McDonald recently completed a quilt made from 32 vintage handkerchiefs.

Recent guild addition Diann Bak came aboard in 2010. She was encouraged by a member to attend a meeting to see if it was something she would like.

Bak said she joined because, “I felt the guild could help me to develop my current skills and to expose me to other crafts that I might like.”

The guild always is seeking new members. According to Pyzik, decreased interest in this type of handiwork has a lot to do with the “change in women’s lifestyle.” Most women these days work outside of the home and feel they have little time for hobbies or crafts.

This year’s free biennial exhibit marking the guild’s 40th anniversary will be Oct. 6 and 7 at Oak View Community Center, 4625 W. 110th St., Oak Lawn.

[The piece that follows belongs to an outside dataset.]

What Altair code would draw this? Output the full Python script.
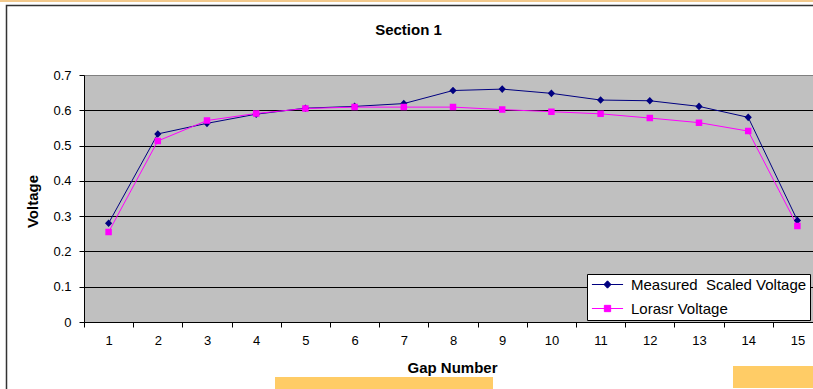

Call (708) 857-2200 for more information about the exhibit or if you are interested in attending one of the guild’s upcoming meetings. All are welcome.

News from our neighbors

The Rev. Nancy Goede, pastor of Mt. Zion Lutheran Church of Oak Lawn, extends an invitation to all for the third “One Community” dinner at 6 p.m. Sept. 23 at the Oak Lawn Park District Menard Center, 90th Street and Menard Avenue.

This free dinner is being sponsored by the Bridgeview Mosque Foundation along with the Oak Lawn Clergy and Religious Workers’ Association.

All are invited to share a meal and to be a part of building bridges between people of different races, religions and cultures in our area.